With Venus in Tweeds, Shooglenifty’s first album, the band took the folk world by the scruff of the neck, and they’ve kept on shaking ever since. Through seven studio albums, gigs to a few hundred in small Highland village halls, playing to tens of thousands in festival fields across the globe, and a couple of line-up changes, Angus was there, centre stage. He had never missed a gig until this July when illness forced his hand, but he returned to the stage to complete Shooglenifty’s run of August festival appearances.

In addition to the iconic first album’s title track ‘Venus in Tweeds’ and ‘Two Fifty to Vigo’, Angus wrote some of Shooglenifty’s most memorable tunes including ‘She’s In The Attic’, ‘Nordal Rhumba’, ‘Glenfinnan Dawn’ and ‘Fitzroy Crossing’, the haunting closing track to the band’s most recent release.

Shooglenifty filled most of Angus’s musical life over the past 26 years. He rarely played in other combos, and, latterly, he was happiest playing traditional music in pub sessions in the Highlands and around his adopted home of Edinburgh.

Somewhat bohemian in outlook, Angus was more rigorously unconventional on stage, leading audiences in a merry dance for over 30 years, and influencing a whole generation of musicians.
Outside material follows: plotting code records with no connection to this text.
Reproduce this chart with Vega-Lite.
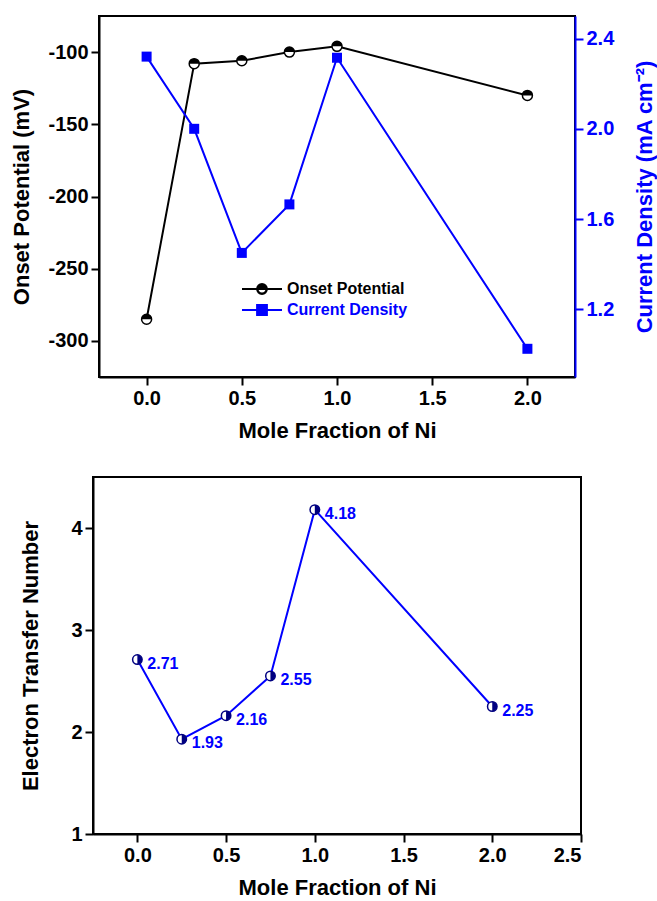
{
  "$schema": "https://vega.github.io/schema/vega-lite/v6.json",
  "padding": {"left": 9, "top": 15, "right": 0, "bottom": 0},
  "background": "white",
  "datasets": {
    "top": [
      {"x": 0, "onset": -285, "current": 2.32},
      {"x": 0.25, "onset": -108, "current": 2.0},
      {"x": 0.5, "onset": -106, "current": 1.45},
      {"x": 0.75, "onset": -100, "current": 1.665},
      {"x": 1.0, "onset": -96, "current": 2.315},
      {"x": 2.0, "onset": -130, "current": 1.025}
    ],
    "bottom": [
      {"x": 0, "n": 2.71},
      {"x": 0.25, "n": 1.93},
      {"x": 0.5, "n": 2.16},
      {"x": 0.75, "n": 2.55},
      {"x": 1.0, "n": 4.18},
      {"x": 2.0, "n": 2.25}
    ],
    "legend": [
      {"series": "Onset Potential"},
      {"series": "Current Density"}
    ]
  },
  "config": {
    "font": "Liberation Sans",
    "view": {"stroke": "black", "strokeWidth": 2},
    "axis": {
      "grid": false,
      "labelFont": "Liberation Sans",
      "labelFontSize": 20,
      "labelFontWeight": "bold",
      "labelColor": "black",
      "titleFont": "Liberation Sans",
      "titleFontSize": 22,
      "titleFontWeight": "bold",
      "titleColor": "black",
      "tickSize": 8,
      "tickWidth": 2,
      "tickColor": "black",
      "domainColor": "black",
      "domainWidth": 2,
      "labelPadding": 3
    }
  },
  "bounds": "flush",
  "center": true,
  "spacing": 100,
  "vconcat": [
    {
      "width": 476,
      "height": 361,
      "layer": [
        {
          "data": {"name": "top"},
          "encoding": {
            "x": {"field": "x", "type": "quantitative", "scale": {"domain": [-0.25, 2.25], "nice": false, "zero": false},
                  "axis": {"title": "Mole Fraction of Ni", "values": [0, 0.5, 1, 1.5, 2], "format": ".1f", "titlePadding": 12}},
            "y": {"field": "onset", "type": "quantitative", "scale": {"domain": [-325, -75], "nice": false, "zero": false},
                  "axis": {"orient": "left", "title": "Onset Potential (mV)", "values": [-300, -250, -200, -150, -100], "labelExpr": "toString(datum.value)", "titlePadding": 14}}
          },
          "layer": [
            {"mark": {"type": "line", "color": "black", "strokeWidth": 2}},
            {"mark": {"type": "point", "shape": "circle", "filled": true, "fill": "white", "stroke": "black", "strokeWidth": 1.5, "size": 100, "opacity": 1}},
            {"mark": {"type": "point", "shape": "M-1,0A1,1,0,0,1,1,0Z", "filled": true, "color": "black", "size": 100, "opacity": 1}},
            {
              "data": {"values": [{}]},
              "mark": {"type": "text", "text": "a)", "fontSize": 20, "fontWeight": "bold", "align": "right", "baseline": "middle", "color": "black"},
              "encoding": {"x": {"datum": 2.2, "type": "quantitative"}, "y": {"datum": -88, "type": "quantitative"}}
            }
          ]
        },
        {
          "data": {"name": "top"},
          "encoding": {
            "x": {"field": "x", "type": "quantitative"},
            "y": {"field": "current", "type": "quantitative", "scale": {"domain": [0.9, 2.5], "nice": false, "zero": false},
                  "axis": {"orient": "right", "title": "Current Density (mA cm⁻²)", "values": [1.2, 1.6, 2.0, 2.4], "format": ".1f",
                           "domainColor": "#0000ff", "tickColor": "#0000ff", "labelColor": "#0000ff", "titleColor": "#0000ff",
                           "titleAngle": 270, "titleBaseline": "top", "titlePadding": 21}}
          },
          "layer": [
            {"mark": {"type": "line", "color": "#0000ff", "strokeWidth": 2}},
            {"mark": {"type": "point", "shape": "square", "filled": true, "color": "#0000ff", "size": 100, "opacity": 1}}
          ]
        },
        {
          "data": {"name": "legend"},
          "mark": {"type": "point", "filled": true, "opacity": 0},
          "encoding": {
            "fill": {"field": "series", "type": "nominal",
                     "scale": {"domain": ["Onset Potential", "Current Density"], "range": ["black", "#0000ff"]},
                     "legend": {"title": null, "orient": "none", "legendX": 158, "legendY": 262, "symbolSize": 400, "symbolStrokeWidth": 1.8, "symbolOpacity": 1,
                                "labelFont": "Liberation Sans", "labelFontSize": 16, "labelFontWeight": "bold",
                                "labelColor": {"expr": "datum.label === 'Onset Potential' ? 'black' : '#0000ff'"},
                                "labelOffset": 14, "rowPadding": 1, "padding": 0}},
            "stroke": {"field": "series", "type": "nominal",
                       "scale": {"domain": ["Onset Potential", "Current Density"], "range": ["black", "#0000ff"]},
                       "legend": {"title": null, "orient": "none", "legendX": 158, "legendY": 262, "symbolSize": 400, "symbolStrokeWidth": 1.8, "symbolOpacity": 1,
                                "labelFont": "Liberation Sans", "labelFontSize": 16, "labelFontWeight": "bold",
                                "labelColor": {"expr": "datum.label === 'Onset Potential' ? 'black' : '#0000ff'"},
                                "labelOffset": 14, "rowPadding": 1, "padding": 0}},
            "shape": {"field": "series", "type": "nominal",
                      "scale": {"domain": ["Onset Potential", "Current Density"],
                                "range": ["M-2,0H-0.5M0.5,0H2M-0.5,0A0.5,0.5,0,0,1,0.5,0ZM0.5,0A0.5,0.5,0,0,1,-0.5,0L-0.43,0A0.43,0.43,0,0,0,0.43,0Z",
                                          "M-2,0H2M-0.5,-0.5H0.5V0.5H-0.5Z"]},
                      "legend": {"title": null, "orient": "none", "legendX": 158, "legendY": 262, "symbolSize": 400, "symbolStrokeWidth": 1.8, "symbolOpacity": 1,
                                "labelFont": "Liberation Sans", "labelFontSize": 16, "labelFontWeight": "bold",
                                "labelColor": {"expr": "datum.label === 'Onset Potential' ? 'black' : '#0000ff'"},
                                "labelOffset": 14, "rowPadding": 1, "padding": 0}}
          }
        }
      ],
      "resolve": {"scale": {"y": "independent"}}
    },
    {
      "width": 488,
      "height": 357,
      "data": {"name": "bottom"},
      "encoding": {
        "x": {"field": "x", "type": "quantitative", "scale": {"domain": [-0.25, 2.5], "nice": false, "zero": false},
              "axis": {"title": "Mole Fraction of Ni", "values": [0, 0.5, 1, 1.5, 2, 2.5], "format": ".1f", "titlePadding": 12}},
        "y": {"field": "n", "type": "quantitative", "scale": {"domain": [1, 4.5], "nice": false, "zero": false},
              "axis": {"title": "Electron Transfer Number", "values": [1, 2, 3, 4], "format": "d", "titlePadding": 28}}
      },
      "layer": [
        {"mark": {"type": "line", "color": "#0000ff", "strokeWidth": 2}},
        {"mark": {"type": "point", "shape": "circle", "filled": true, "fill": "white", "stroke": "#000080", "strokeWidth": 1.5, "size": 90, "opacity": 1}},
        {"mark": {"type": "point", "shape": "M0,-1A1,1,0,0,1,0,1Z", "filled": true, "color": "#000080", "size": 90, "opacity": 1}},
        {
          "mark": {"type": "text", "align": "left", "baseline": "middle", "dx": 10, "dy": 4, "fontSize": 16, "fontWeight": "bold", "color": "#0000ff"},
          "encoding": {"text": {"field": "n", "type": "quantitative", "format": ".2f"}}
        },
        {
          "data": {"values": [{}]},
          "mark": {"type": "text", "text": "b)", "fontSize": 20, "fontWeight": "bold", "align": "right", "baseline": "middle", "color": "black"},
          "encoding": {"x": {"datum": 2.4, "type": "quantitative"}, "y": {"datum": 4.2, "type": "quantitative"}}
        }
      ]
    }
  ]
}
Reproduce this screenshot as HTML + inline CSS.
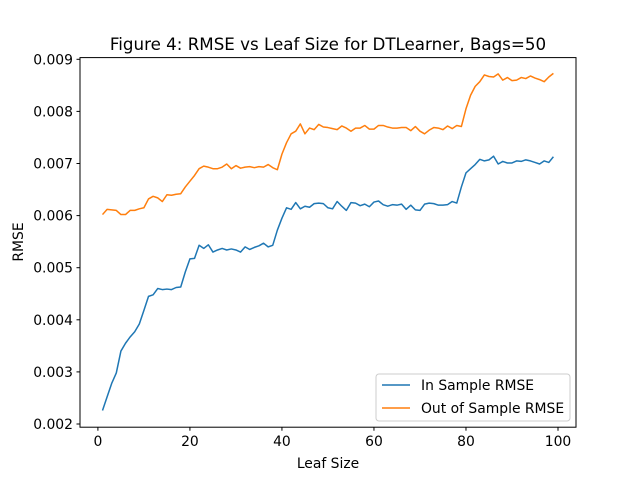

With his rock n roll swagger, he made fiddle playing cool.

The Shoogle front man was a flighty and mercurial figure: he lived on the breeze, loving to disappear on walkabout (or, more often, hitchabout) in the Highlands, to pop up in far flung bars, and drop by for random visits with a legion of much loved friends. He eschewed modern technology, never owning a mobile phone and remained a stranger to social media. He lived without ties and responsibility, but was devoted to his music, his family and his fellow musicians. He was asked recently if he and the other Shoogles were like brothers after so long playing together. He said, “Worse: wives!”

Angus is survived by his father Aonghas, his mother Moira, sisters Deirdre and Fiona, niece Eva, and Shoogle wives Ewan MacPherson, Garry Finlayson, James Mackintosh, Malcolm Crosbie, Quee MacArthur and Kaela Rowan.

Angus Roderick Grant, musician and inspiration, born 14 February 1967; died 9 October 2016.